Gestion des indésirables sur le sol tunisien
Entre janvier et octobre 2019, 1039 personnes ont été détenues dans les deux centres officiellement reconnus, 576 dans celui d’El Wardiya et 463 dans celui de Ben Guerdane, parmi lesquelles des mineurs. Les motifs les plus fréquemment avancés par l’administration pour justifier la détention des personnes sont en premier lieu la traversée « irrégulière » de la frontière (55% des cas), l’implication dans des affaires judiciaires (19%), l’expiration de la durée légale de séjour (11%) et la falsification de documents (11%). Parmi les détenus, 93 % sont originaires du continent africain : 36% d’entre elles/eux sont originaires d’Algérie, 16% du Soudan, 14% de Côte d’Ivoire, 7% d’Érythrée et 6% de Somalie326
.Lorsqu’elles n’ont pas été appréhendées à la frontière, les personnes détenues ont généralement été arrêtées à l’occasion d’un contrôle au faciès ou à l’occasion de rafles organisées par les forces de police.

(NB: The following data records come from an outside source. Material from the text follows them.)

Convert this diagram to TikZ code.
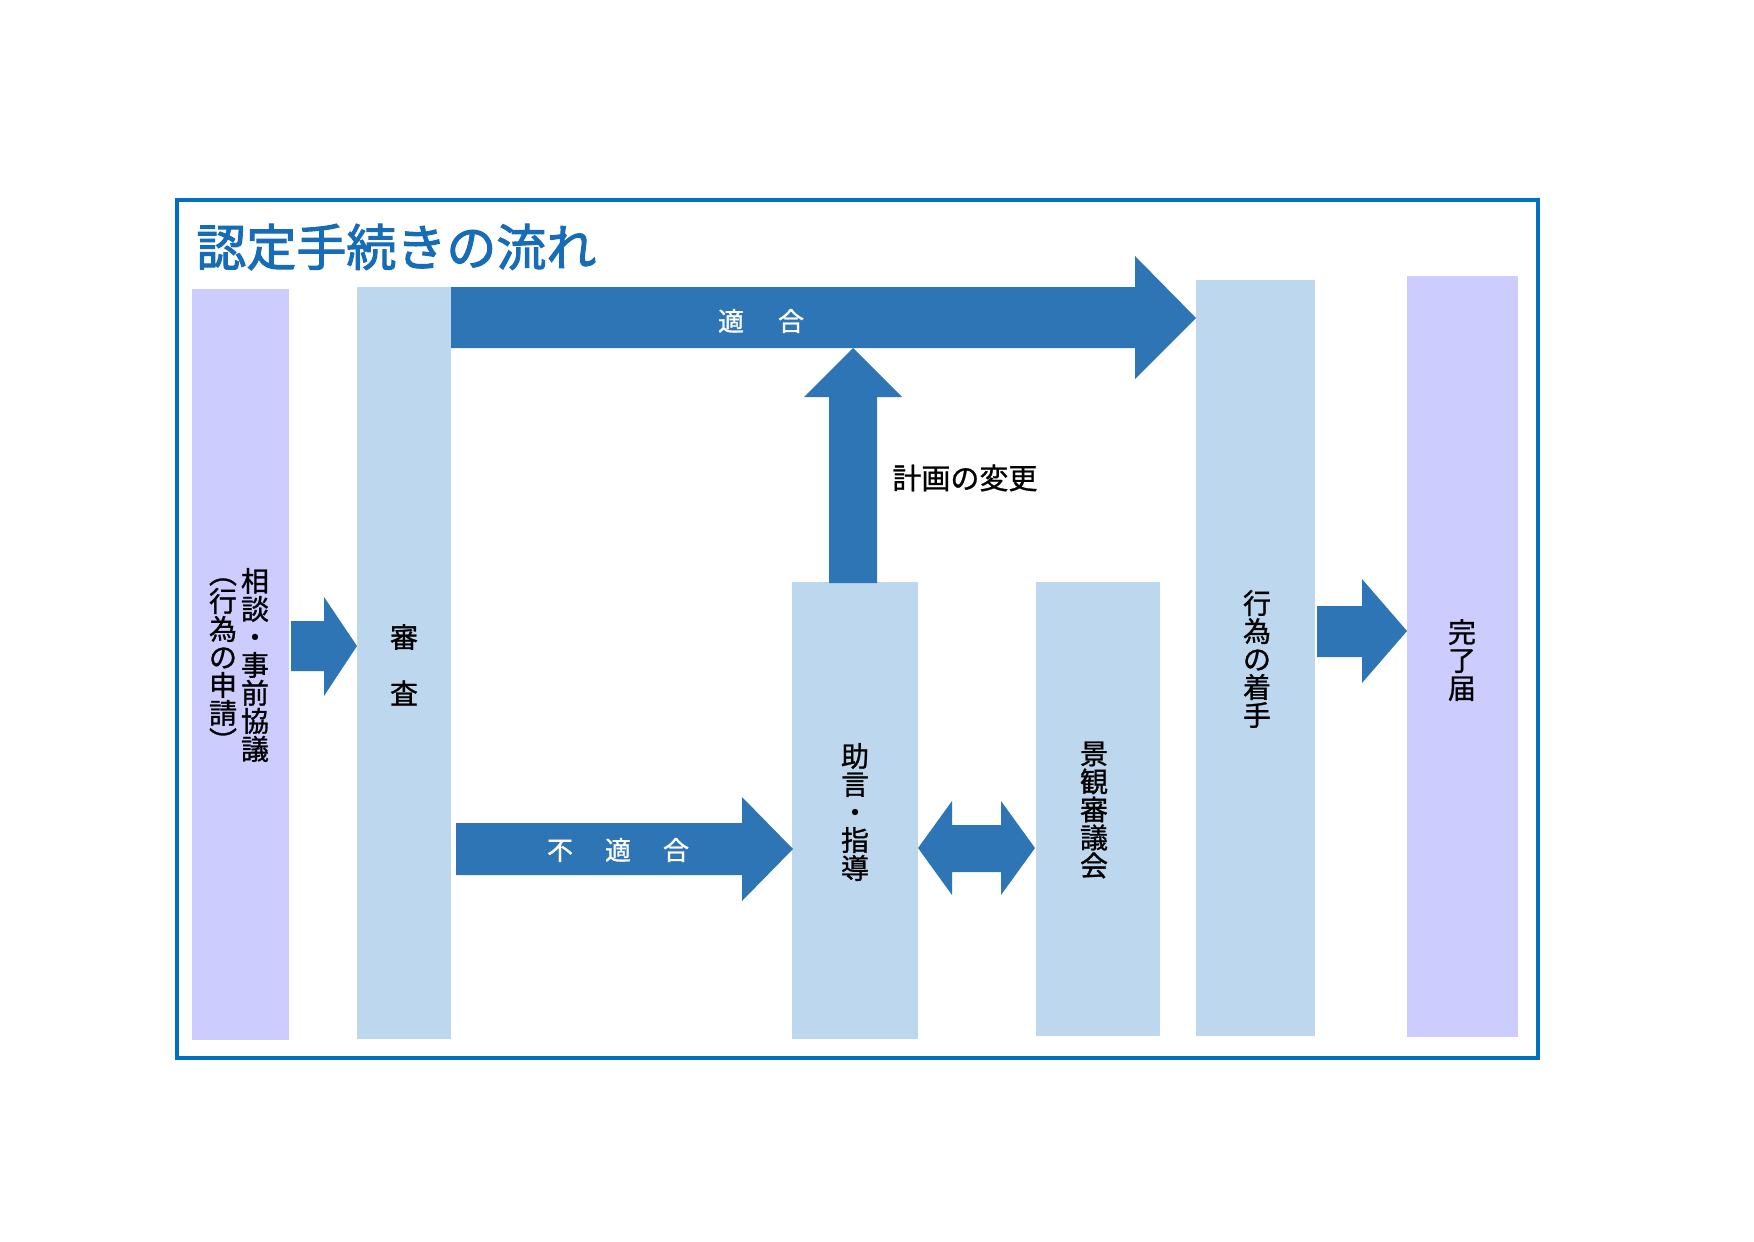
\documentclass[tikz,border=0pt]{standalone}
\usepackage{fontspec}
\newfontfamily\jp{Noto Sans CJK JP}[FakeBold=1.0]
\newfontfamily\jptitle{Noto Sans CJK JP}[FakeBold=2.0]
\usetikzlibrary{fit}
\definecolor{arrowblue}{RGB}{46,117,182}
\definecolor{boxblue}{RGB}{189,215,238}
\definecolor{boxlav}{RGB}{204,204,255}
\definecolor{frameblue}{RGB}{0,112,192}
\definecolor{titleblue}{RGB}{22,108,182}
\begin{document}
\begin{tikzpicture}[x=0.5pt,y=-0.5pt,
  lavbox/.style={fill=boxlav, inner sep=0pt, draw=none},
  bluebox/.style={fill=boxblue, inner sep=0pt, draw=none},
  vtext/.style={inner sep=0pt, align=center, text=black, font={\jp\fontsize{14pt}{14pt}\selectfont}},
  arrowtext/.style={inner sep=0pt, text=white, font={\jp\fontsize{13pt}{13pt}\selectfont}},
  blockarrow/.style={fill=arrowblue, draw=none}]
\useasboundingbox (0,0) rectangle (1754,1241);
\fill[white] (0,0) rectangle (1754,1241);
% frame
\node[draw=frameblue, line width=1.6pt, inner sep=0pt, fit={(177,200)(1538,1058)}] (frame) {};
\node[anchor=west, inner sep=0pt, text=titleblue, font={\jptitle\fontsize{25pt}{25pt}\selectfont}] (title) at (196,247) {認定手続きの流れ};
% boxes
\node[lavbox, fit={(192,289)(289,1040)}] (soudan) {};
\node[bluebox, fit={(357,287)(451,1039)}] (shinsa) {};
\node[bluebox, fit={(792,582)(918,1039)}] (jogen) {};
\node[bluebox, fit={(1036,582)(1160,1036)}] (keikan) {};
\node[bluebox, fit={(1196,280)(1315,1036)}] (koui) {};
\node[lavbox, fit={(1407,276)(1518,1037)}] (kanryo) {};
% texts in boxes
\node[vtext] (t1a) at (255,665) {相\\談\\・\\事\\前\\協\\議};
\node[vtext] (t1b) at (223,665) {︵\\行\\為\\の\\申\\請\\︶};
\node[vtext] (t2a) at (404,637) {審};
\node[vtext] (t2b) at (404,693) {査};
\node[vtext] (t3) at (855,812) {助\\言\\・\\指\\導};
\node[vtext] (t4) at (1094,810) {景\\観\\審\\議\\会};
\node[vtext] (t5) at (1257,659) {行\\為\\の\\着\\手};
\node[vtext] (t6) at (1462,660) {完\\了\\届};
% block arrows
\fill[blockarrow] (451,287) -- (1135,287) -- (1135,256) -- (1196,318) -- (1135,379) -- (1135,348) -- (451,348) -- cycle;
\fill[blockarrow] (829,583) -- (829,397) -- (804,397) -- (853,348) -- (902,397) -- (877,397) -- (877,583) -- cycle;
\fill[blockarrow] (456,823) -- (742,823) -- (742,797) -- (793,849) -- (742,901) -- (742,875) -- (456,875) -- cycle;
\fill[blockarrow] (918,848) -- (952,801) -- (952,825) -- (1001,825) -- (1001,801) -- (1035,848) -- (1001,895) -- (1001,872) -- (952,872) -- (952,895) -- cycle;
\fill[blockarrow] (291,621) -- (324,621) -- (324,597) -- (357,646) -- (324,696) -- (324,671) -- (291,671) -- cycle;
\fill[blockarrow] (1317,606) -- (1362,606) -- (1362,579) -- (1407,631) -- (1362,683) -- (1362,657) -- (1317,657) -- cycle;
% arrow labels
\node[arrowtext] (tekigo) at (761,321) {適\hspace{17pt}合};
\node[arrowtext] (futekigo) at (618,850) {不\hspace{16pt}適\hspace{16pt}合};
\node[anchor=west, inner sep=0pt, font={\jp\fontsize{14.5pt}{14.5pt}\selectfont}] (henko) at (892,478) {計画の変更};
\end{tikzpicture}
\end{document}
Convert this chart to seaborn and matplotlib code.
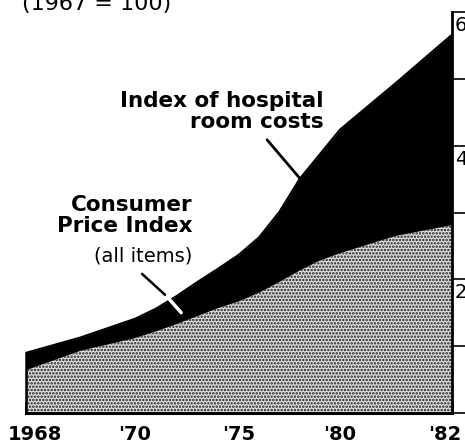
import numpy as np
import pandas as pd
import matplotlib
matplotlib.use('Agg')
import matplotlib.pyplot as plt
import matplotlib.transforms as mtransforms
import seaborn as sns

# values, index 1967 = 100
years = [1968, 1969, 1970, 1971, 1972, 1973, 1974, 1975,
         1976, 1977, 1978, 1979, 1980, 1981, 1982]
hospital = [90, 113, 141, 156, 175, 196, 216, 237, 263, 301, 350, 387, 424, 494, 566]
cpi = [64, 93, 112, 122, 133, 145, 157, 167, 180, 196, 213, 228, 239, 265, 281]

tick_years = [1968, 1970, 1975, 1980, 1982]
tick_labels = ['1968', "'70", "'75", "'80", "'82"]
y_ticks = [0, 100, 200, 300, 400, 500, 600]
y_labels = ['', '', '200', '', '400', '', '600']

df = pd.DataFrame({'year': years, 'hospital': hospital, 'cpi': cpi})

sns.set_theme(style='white', rc={'axes.edgecolor': 'black', 'text.color': 'black',
                                 'xtick.color': 'black', 'ytick.color': 'black',
                                 'hatch.linewidth': 1.2})

fig = plt.figure(figsize=(4.65, 4.47), dpi=100)
ax = fig.add_axes([26/465, 34/447, 426/465, 401/447])

# the printed time axis isn't linear - each labelled span gets about the same width
knots = [0, 0.256, 0.5, 0.737, 1.0]
def fwd(x):
    return np.interp(x, tick_years, knots)
def inv(u):
    return np.interp(u, knots, tick_years)
ax.set_xscale('function', functions=(fwd, inv))

# black band = hospital costs, stippled area = CPI on top of it
ax.fill_between(df.year, 0, df.hospital, color='black', lw=0)
ax.fill_between(df.year, 0, df.cpi, facecolor='#e0e0e0', hatch='.....',
                edgecolor='#1a1a1a', lw=0)
sns.lineplot(data=df, x='year', y='hospital', color='black', lw=1.5, ax=ax)

ax.set_xlim(1968, 1982)
ax.set_ylim(0, 600)
ax.set_xlabel('')
ax.set_ylabel('')

ax.spines['top'].set_visible(False)
ax.spines['right'].set_linewidth(2)
ax.spines['bottom'].set_linewidth(2.2)
ax.spines['left'].set_linewidth(1.8)
ax.spines['left'].set_bounds(0, hospital[0])

ax.yaxis.tick_right()
ax.set_yticks(y_ticks)
ax.set_yticklabels(y_labels)
ax.tick_params(axis='y', direction='out', length=10, width=1.2,
               pad=-8, labelsize=14, right=True, left=False)
for t in ax.get_yticklabels():
    t.set_va('top')
    t.set_transform(t.get_transform() + mtransforms.ScaledTranslation(0, -0.04, fig.dpi_scale_trans))

ax.set_xticks(tick_years)
ax.set_xticklabels(tick_labels, fontweight='bold')
ax.tick_params(axis='x', direction='in', length=8, width=2,
               pad=9, labelsize=14, bottom=True)
xl = ax.get_xticklabels()
xl[0].set_transform(xl[0].get_transform() + mtransforms.ScaledTranslation(0.09, 0, fig.dpi_scale_trans))
xl[-1].set_transform(xl[-1].get_transform() + mtransforms.ScaledTranslation(-0.07, 0, fig.dpi_scale_trans))

# labels and leader lines
ax.text(1979.2, 451, 'Index of hospital\nroom costs', ha='right', va='center',
        fontsize=15.5, fontweight='bold', linespacing=1.05)
ax.annotate('', xy=(1978.1, 348), xytext=(1976.3, 412),
            arrowprops=dict(arrowstyle='-', lw=2, color='black'))

ax.text(1972.74, 296, 'Consumer\nPrice Index', ha='right', va='center',
        fontsize=15.5, fontweight='bold', linespacing=1.05)
ax.text(1972.74, 235, '(all items)', ha='right', va='center', fontsize=14)
ax.annotate('', xy=(1971.54, 174), xytext=(1970.24, 211),
            arrowprops=dict(arrowstyle='-', lw=1.8, color='black'))
ax.annotate('', xy=(1972.31, 147), xytext=(1971.54, 174),
            arrowprops=dict(arrowstyle='-', lw=2.5, color='white'))

fig.text(22/465, 1 - 10/447, '(1967 = 100)', fontsize=16, ha='left', va='baseline')

fig.savefig('out.png', dpi=100)
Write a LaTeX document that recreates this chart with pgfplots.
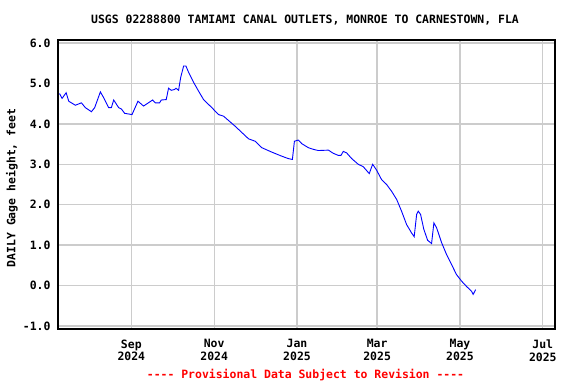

Complètement arbitraires, certaines arrestations semblent présenter un caractère purement raciste. Des personnes de nationalité ivoirienne ont ainsi été envoyées dans le centre d’El Wardiya à la suite de l’arrestation de leur voisin d’immeuble pour un trafic de biens dans lequel elles n’étaient pas impliquées. Généralement, la police de Tunis semble accepter un pot de vin d’un montant d’environ 1 000 dinars par personne en échange de sa libération327. Celles qui ne peuvent pas payer sont envoyées en détention et menacées d’expulsion.
Expulsions à tour de bras
Les expulsions sont effectuées par la Police des frontières et des étrangers, qui assure une présence dans ces centres aux côtés de la Garde nationale. Les détenus savent que si ils ou elles sont confiés à la Police des frontières, c’est généralement pour être expulsé. Refusant de prendre en charge les billets d’avion, le Gouvernement tunisien laisse aux personnes détenues le « choix » entre payer elles mêmes leur billet de retour, ou être expulsées de manière sauvage à la frontière terrestre (généralement à la frontière algérienne pour les détenus du centre d’El Wardiya et à la frontière libyenne pour celles et ceux du centre de Ben Guerdane). Selon les témoignages recueillis par la journaliste Amal El Mekki, les personnes expulsées à la frontière algérienne sont abandonnées au milieu de nulle part et sans argent. Souvent obligées de marcher de longues heures avant d’être arrêtées par la police algérienne, il arriverait qu’elles soient directement refoulées par les autorités algériennes à la frontière nigérienne, où elles sont abandonnées en plein désert. Selon l’OIM, entre janvier et novembre 2019, l’Algérie aurait expulsé de la sorte vers le Niger 11 000 migrants présents sur son territoire329. Il est probable que parmi elles et eux se trouvaient également des personnes expulsées en cascade depuis la Tunisie selon un représentant d’Alarmphone Sahara interrogé au cours de l’enquête. Plusieurs cas d’expulsions ont aussi été rapportés à la frontière libyenne. Conduites dans l’opacité par les autorités tunisiennes, les expulsions sauvages sont difficiles à documenter et à quantifier. Il semble toutefois que ce soit le sort réservé à la majorité des personnes détenues dans ces centres. Les autorités prennent en général soin de confisquer tous les téléphones portables pour éviter toute médiatisation. Il arrive cependant que ces pratiques soient découvertes et relayées par les médias.